A beeper is highly recommended. It makes the setup procedure a lot easier, and it can be used as a lost model alarm, failsafe indicator, low battery and so on.
Instructions on how to select UART1 voltage and UART2,3 and PWM voltages:
R8, which have the marking 5V/BEC sets the voltage output on UART2,3 and PWM5+6. If BEC is selected (which is the default) The voltage will be whatever the built in BEC voltage is set to (5V default) If a higher BEC voltage is selected (for instance 8V) the 0 ohm resistor can be moved to the 5V position. This will engage a small LDO voltage regulator that will supply the UART2,3+PWM5,6 with 5V power. The current rating on this regulator is rather small (around 200mA) so it’s extremely important that you don’t try and power LED’s or OSD through any of the PWM ports while using this option. This option is available so that sensitive UART devices that cannot operate on 6 or 8V can still be powered through the board without an external power source.

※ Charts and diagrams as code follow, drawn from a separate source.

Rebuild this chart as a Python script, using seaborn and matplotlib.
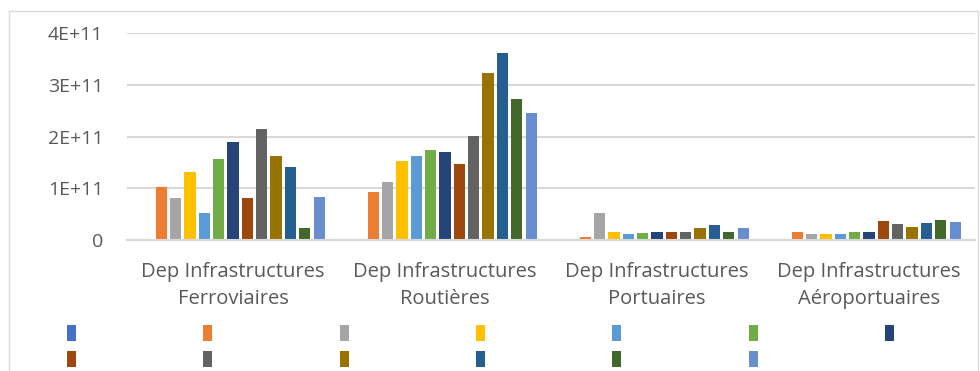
import pandas as pd
import numpy as np
import matplotlib.pyplot as plt
import seaborn as sb
from matplotlib.patches import Rectangle

categories = ['Dep Infrastructures\nFerroviaires', 'Dep Infrastructures\nRoutières',
              'Dep Infrastructures\nPortuaires', 'Dep Infrastructures\nAéroportuaires']

series_names = ['S%d' % i for i in range(1, 14)]

# values in units of 1E+11, one list per category, one entry per series
ferroviaires = [0, 1.02, 0.81, 1.31, 0.52, 1.56, 1.90, 0.81, 2.15, 1.62, 1.42, 0.23, 0.83]
routieres = [0, 0.93, 1.13, 1.53, 1.62, 1.73, 1.71, 1.47, 2.01, 3.22, 3.61, 2.72, 2.45]
portuaires = [0, 0.06, 0.52, 0.15, 0.12, 0.14, 0.15, 0.16, 0.16, 0.24, 0.29, 0.16, 0.24]
aeroportuaires = [0, 0.16, 0.12, 0.12, 0.12, 0.16, 0.16, 0.36, 0.30, 0.26, 0.33, 0.39, 0.35]

colors = ['#4472C4', '#ED7D31', '#A5A5A5', '#FFC000', '#5B9BD5', '#70AD47', '#264478',
          '#9E480E', '#636363', '#997300', '#255E91', '#43682B', '#698ED0']

rows = []
for cat, vals in zip(categories, [ferroviaires, routieres, portuaires, aeroportuaires]):
    for s, v in zip(series_names, vals):
        rows.append({'cat': cat, 'series': s, 'value': v * 1e11})
df = pd.DataFrame(rows)

sb.set_style('white')
plt.rcParams['font.family'] = ['Open Sans', 'DejaVu Sans']

fig = plt.figure(figsize=(9.8, 3.71), dpi=100)
ax = fig.add_axes([127 / 980, 1 - 240 / 371, 848 / 980, (240 - 33) / 371])

sb.barplot(data=df, x='cat', y='value', hue='series', order=categories,
           hue_order=series_names, palette=colors, saturation=1, width=0.88, gap=0.22,
           linewidth=0, ax=ax, legend=True)

ax.set_ylim(0, 4e11)
ax.set_xlim(-0.5, 3.5)
ax.set_yticks([0, 1e11, 2e11, 3e11, 4e11])
ax.set_yticklabels(['0', '1E+11', '2E+11', '3E+11', '4E+11'])
ax.yaxis.grid(True, color='#D9D9D9', linewidth=1.5)
ax.set_axisbelow(True)
for sp in ['top', 'right', 'left']:
    ax.spines[sp].set_visible(False)
ax.spines['bottom'].set_color('#D9D9D9')
ax.spines['bottom'].set_linewidth(1.5)
ax.tick_params(axis='x', length=0, pad=16, labelsize=14.5, labelcolor='#595959')
ax.tick_params(axis='y', length=0, pad=17, labelsize=14, labelcolor='#595959')
for t in ax.get_xticklabels():
    t.set_linespacing(1.45)
ax.set_xlabel('')
ax.set_ylabel('')

# legend filled row by row like the original (matplotlib fills columns first)
handles, _ = ax.get_legend_handles_labels()
order = [0, 7, 1, 8, 2, 9, 3, 10, 4, 11, 5, 12, 6]
ax.legend([handles[i] for i in order], [''] * 13, ncol=7, loc='upper left',
          bbox_to_anchor=(58 / 980, 1 - 316 / 371), bbox_transform=fig.transFigure,
          frameon=False, fontsize=13, handlelength=0.5, handleheight=1.0,
          handletextpad=0, columnspacing=7.05, labelspacing=0.4, borderpad=0)

fig.add_artist(Rectangle((9 / 980, -0.05), (978 - 9) / 980, (371 - 11) / 371 + 0.05,
                         transform=fig.transFigure, fill=False, edgecolor='#D9D9D9',
                         linewidth=1))

plt.savefig('out.png', dpi=100)
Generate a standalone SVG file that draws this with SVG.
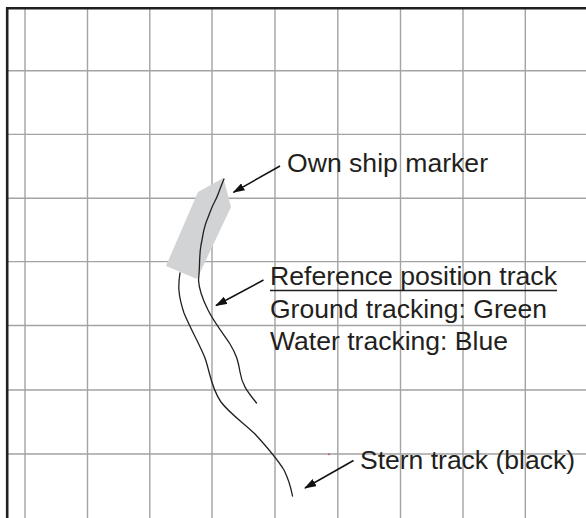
<svg xmlns="http://www.w3.org/2000/svg" width="586" height="518" viewBox="0 0 586 518">
<defs>
<style>
.grid{stroke:#a3a3a3;stroke-width:1.4;fill:none}
.border{stroke:#231f20;stroke-width:2.6;fill:none}
.track{stroke:#231f20;stroke-width:1.3;fill:none;stroke-linecap:round}
.lead{stroke:#111;stroke-width:1.5;fill:none}
.lbl{font-family:"Liberation Sans",Arial,sans-serif;font-size:26px;fill:#231f20}
</style>
<marker id="ah" viewBox="0 0 12 8" refX="11" refY="4" markerWidth="12" markerHeight="8" markerUnits="userSpaceOnUse" orient="auto">
<path d="M0,0 L12,4 L0,8 Z" fill="#111"/>
</marker>
</defs>
<rect width="586" height="518" fill="#fff"/>
<g id="grid" class="grid">
<path d="M25,8V518M87.5,8V518M149.8,8V518M212,8V518M275,8V518M337.8,8V518M400.5,8V518M463,8V518M525.3,8V518"/>
<path d="M7,70.7H586M7,134.4H586M7,198.3H586M7,261.6H586M7,325.5H586M7,390H586M7,454H586"/>
</g>
<path id="frame" class="border" d="M7.2,518V8.2H586"/>
<g id="ship">
<polygon points="198,192 223.5,178 231,207 197,279 166,266" fill="#d1d3d4"/>
</g>
<g id="tracks">
<path id="reference-track" class="track" d="M224,179 C220,188 218,196 215,201 C211,208 210,213 207,220 C203,230 203,236 201,245 C199,256 200,268 198.5,280 C199,290 203,300 208,310 C214,322 222,332 230,344 C236,354 238,360 240,372 C242,384 246,390 256.5,403"/>
<path id="stern-track" class="track" d="M180,273 C178,285 178,295 184,313 C191,330 199,343 205,358 C210,372 211,388 221,402 C230,414 244,423 255,434 C266,446 276,457 284,470 C289,480 291,488 292.5,496"/>
</g>
<g id="connectors">
<line class="lead" x1="280" y1="166" x2="233.5" y2="192.3" marker-end="url(#ah)"/>
<line class="lead" x1="263.5" y1="280" x2="216" y2="305.5" marker-end="url(#ah)"/>
<line class="lead" x1="353.5" y1="460.5" x2="305" y2="488" marker-end="url(#ah)"/>
</g>
<g id="label-own">
<text class="lbl" x="287" y="172" textLength="201" lengthAdjust="spacingAndGlyphs">Own ship marker</text>
</g>
<g id="label-reference">
<text class="lbl" x="270" y="284.5" textLength="287" lengthAdjust="spacingAndGlyphs">Reference position track</text>
<line x1="270" y1="290.5" x2="557" y2="290.5" stroke="#231f20" stroke-width="1.6"/>
<text class="lbl" x="270" y="318" textLength="277" lengthAdjust="spacingAndGlyphs">Ground tracking: Green</text>
<text class="lbl" x="270" y="349.5" textLength="238" lengthAdjust="spacingAndGlyphs">Water tracking: Blue</text>
</g>
<g id="label-stern">
<text class="lbl" x="360" y="468.5" textLength="215" lengthAdjust="spacingAndGlyphs">Stern track (black)</text>
</g>
<circle cx="329" cy="454.3" r="0.9" fill="#e8303a"/>
</svg>
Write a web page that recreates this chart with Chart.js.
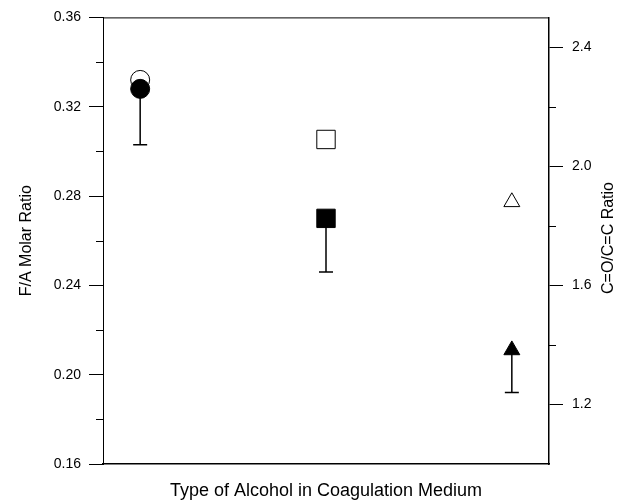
<!DOCTYPE html>
<html>
<head>
<meta charset="utf-8">
<script src="https://cdn.jsdelivr.net/npm/chart.js"></script>
<style>
  html, body { margin: 0; padding: 0; background: #fff; }
  canvas { display: block; }
</style>
</head>
<body>
<canvas id="chart" width="619" height="504"></canvas>
<script>
// position of each alcohol along the x axis (no labels in the original)
const alcohols = [1, 2, 3];
// F/A molar ratio, filled markers, left axis, with lower error limit
const faRatio = [0.328, 0.270, 0.211];
const faLower = [0.303, 0.246, 0.192];
// C=O/C=C ratio, open markers, right axis
const coRatio = [2.29, 2.09, 1.88];

const markerShapes = ['circle', 'rect', 'triangle'];
const markerSizes = [9.5, 13, 9.2];

const leftTicks = [0.16, 0.20, 0.24, 0.28, 0.32, 0.36];
const leftMinor = [0.18, 0.22, 0.26, 0.30, 0.34];
const rightTicks = [1.2, 1.6, 2.0, 2.4];
const rightMinor = [1.4, 1.8, 2.2];

const FONT = "'Liberation Sans', Arial, sans-serif";

// error bars under the filled markers, frame top, minor ticks, right title
const extras = {
    id: 'extras',
    beforeDatasetsDraw(chart) {
        const ctx = chart.ctx;
        const x = chart.scales.x;
        const y = chart.scales.y;
        ctx.save();
        ctx.strokeStyle = '#000';
        ctx.lineWidth = 1.5;
        faRatio.forEach((v, i) => {
            const px = x.getPixelForValue(alcohols[i]);
            const top = y.getPixelForValue(v);
            const bot = y.getPixelForValue(faLower[i]);
            ctx.beginPath();
            ctx.moveTo(px, top);
            ctx.lineTo(px, bot);
            ctx.moveTo(px - 7, bot);
            ctx.lineTo(px + 7, bot);
            ctx.stroke();
        });
        ctx.restore();
    },
    afterDraw(chart) {
        const ctx = chart.ctx;
        const area = chart.chartArea;
        const y = chart.scales.y;
        const y2 = chart.scales.y2;
        ctx.save();
        ctx.strokeStyle = '#000';
        ctx.lineWidth = 1;
        ctx.beginPath();
        ctx.moveTo(area.left, area.top + 0.5);
        ctx.lineTo(area.right, area.top + 0.5);
        leftMinor.forEach(v => {
            const py = Math.round(y.getPixelForValue(v)) + 0.5;
            ctx.moveTo(area.left - 7, py);
            ctx.lineTo(area.left, py);
        });
        rightMinor.forEach(v => {
            const py = Math.round(y2.getPixelForValue(v)) + 0.5;
            ctx.moveTo(area.right, py);
            ctx.lineTo(area.right + 7, py);
        });
        ctx.stroke();

        ctx.fillStyle = '#000';
        ctx.font = '16px ' + FONT;
        ctx.textAlign = 'center';
        ctx.textBaseline = 'middle';
        ctx.translate(609, 238);
        ctx.rotate(-Math.PI / 2);
        ctx.fillText('C=O/C=C Ratio', 0, 0);
        ctx.restore();
    }
};

new Chart(document.getElementById('chart'), {
    type: 'scatter',
    data: {
        datasets: [
            {
                label: 'F/A Molar Ratio',
                data: alcohols.map((a, i) => ({ x: a, y: faRatio[i] })),
                yAxisID: 'y',
                pointStyle: markerShapes,
                pointRadius: markerSizes,
                backgroundColor: '#000',
                borderColor: '#000',
                borderWidth: 1
            },
            {
                label: 'C=O/C=C Ratio',
                data: alcohols.map((a, i) => ({ x: a, y: coRatio[i] })),
                yAxisID: 'y2',
                pointStyle: markerShapes,
                pointRadius: markerSizes,
                backgroundColor: '#fff',
                borderColor: '#000',
                borderWidth: 1
            }
        ]
    },
    options: {
        responsive: false,
        animation: false,
        layout: { padding: { top: 16, left: 0, right: 0, bottom: 0 } },
        plugins: {
            legend: { display: false },
            tooltip: { enabled: false }
        },
        scales: {
            x: {
                type: 'linear',
                min: 0.8,
                max: 3.2,
                ticks: { display: false },
                grid: { display: false },
                border: { display: true, color: '#000', width: 1.5 },
                title: {
                    display: true,
                    text: 'Type of Alcohol in Coagulation Medium',
                    color: '#000',
                    font: { family: FONT, size: 18 },
                    padding: { top: 0, bottom: 2 }
                },
                afterFit(scale) { scale.height = 40; }
            },
            y: {
                position: 'left',
                min: 0.16,
                max: 0.36,
                afterBuildTicks(axis) { axis.ticks = leftTicks.map(v => ({ value: v })); },
                ticks: {
                    color: '#000',
                    padding: 8,
                    font: { family: FONT, size: 14 },
                    callback: v => v.toFixed(2)
                },
                grid: { drawOnChartArea: false, drawTicks: true, tickLength: 14, color: '#000' },
                border: { display: true, color: '#000', width: 1 },
                title: {
                    display: true,
                    text: 'F/A Molar Ratio',
                    color: '#000',
                    font: { family: FONT, size: 16 },
                    padding: { top: 17, bottom: 0 }
                },
                afterFit(scale) { scale.width = 103; }
            },
            y2: {
                position: 'right',
                min: 1.0,
                max: 2.5,
                afterBuildTicks(axis) { axis.ticks = rightTicks.map(v => ({ value: v })); },
                ticks: {
                    color: '#000',
                    padding: 9,
                    font: { family: FONT, size: 14 },
                    callback: v => v.toFixed(1)
                },
                grid: { drawOnChartArea: false, drawTicks: true, tickLength: 14, color: '#000' },
                border: { display: true, color: '#000', width: 1.5 },
                afterFit(scale) { scale.width = 70; }
            }
        }
    },
    plugins: [extras]
});
</script>
</body>
</html>
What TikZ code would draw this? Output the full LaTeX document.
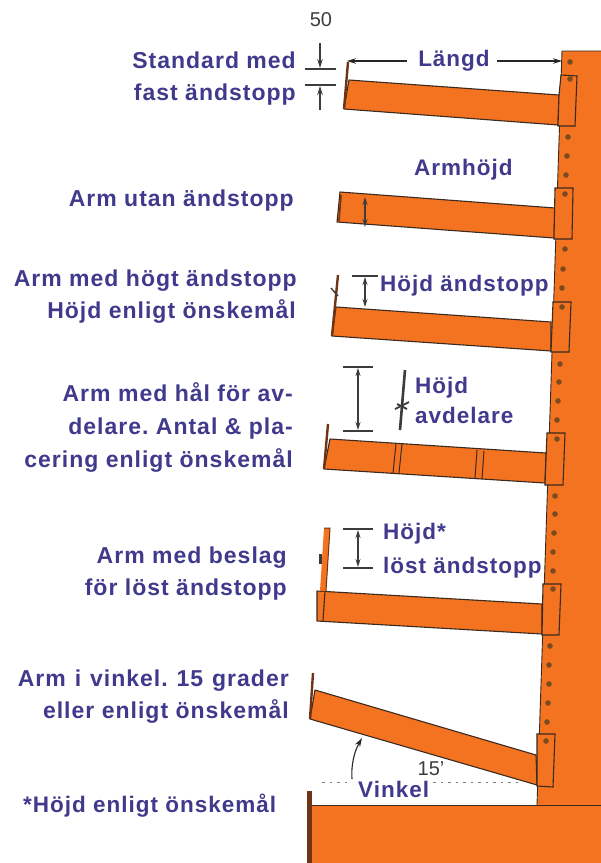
\documentclass[tikz,border=0pt]{standalone}
\usepackage{fontspec}
\setmainfont{Liberation Sans}
\newfontfamily\labfont[LetterSpace=4.4]{Liberation Sans}
\definecolor{steel}{HTML}{F47320}
\definecolor{steeldark}{HTML}{6E3414}
\definecolor{labelblue}{HTML}{3F3A8C}
\definecolor{inkline}{HTML}{3A2A20}
\definecolor{holeink}{HTML}{7A4A20}
\definecolor{dimgray}{HTML}{3C3C3C}
\usetikzlibrary{arrows.meta}
\tikzset{
  lab/.style={inner sep=0pt,text=labelblue,font=\labfont\fontsize{22.5}{22.5}\selectfont\bfseries\frenchspacing},
  lableft/.style={inner sep=0pt,text=labelblue,font=\labfont\fontsize{23}{23}\selectfont\bfseries\frenchspacing,anchor=base east},
  labright/.style={lab,anchor=base west},
  numlab/.style={inner sep=0pt,text=dimgray,font=\fontsize{20}{20}\selectfont},
  body/.style={fill=steel,draw=none},
  arm/.style={fill=steel,draw=inkline,line width=1.1pt,line join=round},
  plate/.style={fill=steel,draw=inkline,line width=1.1pt},
  stopbar/.style={draw=steeldark,line width=2.4pt},
  hole/.style={fill=holeink,draw=none},
  dimtick/.style={draw=dimgray,line width=1.1pt},
  dimarrow/.style={draw=dimgray,line width=1.1pt,{Stealth[length=8pt,width=5pt]}-{Stealth[length=8pt,width=5pt]}},
  leader/.style={draw=black!85,line width=1.1pt,-{Stealth[length=9pt,width=5.5pt]}},
  squig/.style={draw=dimgray,line width=2.6pt},
  dotline/.style={draw=black!50,line width=1pt,dash pattern=on 2.5pt off 5pt},
}
\begin{document}
\begin{tikzpicture}[x=1pt,y=-1pt]
\useasboundingbox (0,0) rectangle (601,863);
% column and base
\fill[body] (562,51) -- (601,51) -- (601,806) -- (537,806) -- cycle;
\draw[draw=inkline,line width=0.9pt] (601,51) -- (562,51) -- (537,805);
\fill[body] (307,805) rectangle (601,863);
\fill[steeldark] (307,791) rectangle (312,863);
\draw[draw=inkline,line width=1pt] (312,805) -- (601,805);
% column holes
\foreach \hx/\hy in {570/62,568/137,567/156,566/175,565/249,563/269,562/288,560/364,559/382,558/401,557/420,555/496,555/514,554/533,553/552,553/571,550/646,549/665,549/684,548/703,547/722}
  \fill[hole] (\hx,\hy) circle (2.8pt);
% arm 1
\draw[arm] (349,80) -- (559,95) -- (558,125) -- (344,109) -- cycle;
\draw[stopbar] (348,62) -- (344,109);
\draw[plate] (561,75) -- (577,76) -- (575,126) -- (558,126) -- (559,95) -- cycle;
\fill[hole] (570,79) circle (2.8pt);
% arm 2
\draw[arm] (340,192) -- (555,208) -- (554,238) -- (337,222) -- cycle;
\draw[stopbar,line width=1.6pt] (341,195) -- (339,221);
\draw[plate] (555,188) -- (573,188) -- (572,239) -- (554,239) -- cycle;
\fill[hole] (565,194) circle (2.8pt);
% arm 3
\draw[arm] (336,307) -- (551,322) -- (551,351) -- (332,336) -- cycle;
\draw[stopbar] (338,275) -- (332,336);
\draw[plate] (553,302) -- (571,302) -- (569,352) -- (551,352) -- cycle;
\fill[hole] (562,307) circle (2.8pt);
\draw[draw=dimgray,line width=1.4pt] (331,288) -- (338,296);
% arm 4
\draw[arm] (330,439) -- (546,453) -- (545,483) -- (324,469) -- cycle;
\draw[stopbar] (328,424) -- (324,469);
\draw[inkline,line width=1pt] (396,444) -- (393,473) (402,444) -- (399,473)
  (477,450) -- (475,478) (484,451) -- (482,479);
\draw[plate] (547,433) -- (565,433) -- (563,485) -- (545,485) -- cycle;
\fill[hole] (557,439) circle (2.8pt);
% arm 5
\draw[arm] (317,591) -- (542,604) -- (542,634) -- (317,621) -- cycle;
\draw[inkline,line width=1.1pt] (325,591) -- (323,621);
\fill[body] (324,528) -- (330,528) -- (326,591) -- (320,591) -- cycle;
\draw[draw=steeldark,line width=1pt] (324,528) -- (330,528) -- (326,591);
\fill[dimgray] (319,554) rectangle (321.5,564);
\draw[plate] (543,584) -- (561,584) -- (559,635) -- (542,635) -- cycle;
\fill[hole] (553,589) circle (2.8pt);
% arm 6
\draw[arm] (315,690) -- (536,755) -- (537,785) -- (310,719) -- cycle;
\draw[stopbar] (313,673) -- (310,719);
\draw[plate] (537,734) -- (555,734) -- (553,787) -- (537,786) -- cycle;
\fill[hole] (546,741) circle (2.8pt);
% dimension marks
\draw[dimtick] (305,69) -- (336,69) (305,85) -- (336,85);
\draw[draw=dimgray,line width=1.1pt,-{Stealth[length=9pt,width=5.5pt]}] (320,43) -- (320,68);
\draw[draw=dimgray,line width=1.1pt,-{Stealth[length=9pt,width=5.5pt]}] (320,110) -- (320,86);
\coordinate (lenL) at (347,61);
\coordinate (lenR) at (562,61);
\node[lab] (laengd) at (454,61) {Längd};
\draw[leader] ([xshift=-11pt]laengd.west) -- (lenL);
\draw[leader] ([xshift=7pt]laengd.east) -- (lenR);
\draw[dimarrow] (365,197) -- (365,227);
\draw[dimtick] (352,276) -- (378,276);
\draw[dimarrow] (365,277) -- (365,307);
\draw[dimtick] (343,367) -- (373,367) (343,431) -- (373,431);
\draw[dimarrow] (358,368) -- (358,430);
\draw[squig] (405,370) -- (400,430);
\draw[draw=dimgray,line width=1.8pt] (395,409) -- (409,402) (397,404) -- (407,409);
\draw[dimtick] (343,529) -- (373,529) (343,568) -- (373,568);
\draw[dimarrow] (358,530) -- (358,567);
\draw[leader,{Stealth[length=9pt,width=5.5pt]}-] (362,738) .. controls (354,752) and (351,766) .. (352,779);
\draw[dotline] (322,782) -- (352,782);
\draw[dotline] (433,782) -- (520,782);
% labels
\node[numlab] (n50) at (321,20) {50};
\node[numlab] (n15) at (431,769) {15'};
\node[lableft] (l1a) at (296,68) {Standard med};
\node[lableft] (l1b) at (296,100) {fast ändstopp};
\node[lableft] (l2) at (294,206) {Arm utan ändstopp};
\node[lableft] (l3a) at (297,286) {Arm med högt ändstopp};
\node[lableft] (l3b) at (296,318) {Höjd enligt önskemål};
\node[lableft] (l4a) at (293,401) {Arm med hål för av-};
\node[lableft] (l4b) at (293,434) {delare. Antal \& pla-};
\node[lableft] (l4c) at (293,467) {cering enligt önskemål};
\node[lableft] (l5a) at (287,563) {Arm med beslag};
\node[lableft] (l5b) at (287,595) {för löst ändstopp};
\node[lableft] (l6a) at (289,686) {Arm\hspace{1.5pt} i\hspace{1.5pt} vinkel.\hspace{1.5pt} 15\hspace{1.5pt} grader};
\node[lableft] (l6b) at (289,718) {eller enligt önskemål};
\node[labright] (l7) at (23,812) {*Höjd enligt önskemål};
\node[labright] (r1) at (414,175) {Armhöjd};
\node[labright] (r2) at (380,291) {Höjd ändstopp};
\node[labright] (r3) at (415,393) {Höjd};
\node[labright] (r4) at (415,423) {avdelare};
\node[labright] (r5) at (383,539) {Höjd*};
\node[labright] (r6) at (383,573) {löst ändstopp};
\node[labright] (r7) at (358,797) {Vinkel};
\end{tikzpicture}
\end{document}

R13 marked as 3.3V/5V is the voltage selector for UART1, which is used as the Serial RX input. Some receivers can’t handle more than 3.3V (spectrum satellite receiver for instance). If you’re using such a receiver, move the resistor over to the 3.3V position. The 5V option that is the default will give BEC voltage out if R8 (mentioned above) is set at BEC or 5V if R8 is set at 5V. See pictures for reference. (I know this is confusing. Will post a more comprehensive guide to this soon)
- Processor: STM32F303CC
- Gyro: MPU6000 (8kHz SPI connection)
- Pressure sensor: MS5611
- USB connector: Mini USB
- BEC type: Switching
- BEC voltage: Selectable between 5V / 6V / 8V
- BEC current: 3A continuous, 5A burst
- Material: 1.5mm thick G10/FR4
- Dimensions: 130x100x5.5mm
- Weigh: ~30 grams
> Connecting the MinimOSD to UART2 results in strange current readings. Connect either UART1 or 3 and it works as it should. Read more here.
> Also, when using a minimOSD, NEVER EVER connect or disconnect it while either the F3FC or the minimOSD is powered. This can result in the board taking damage. This is true for all FC’s, not just the F3FC. The minimOSD is not kind to UART’s.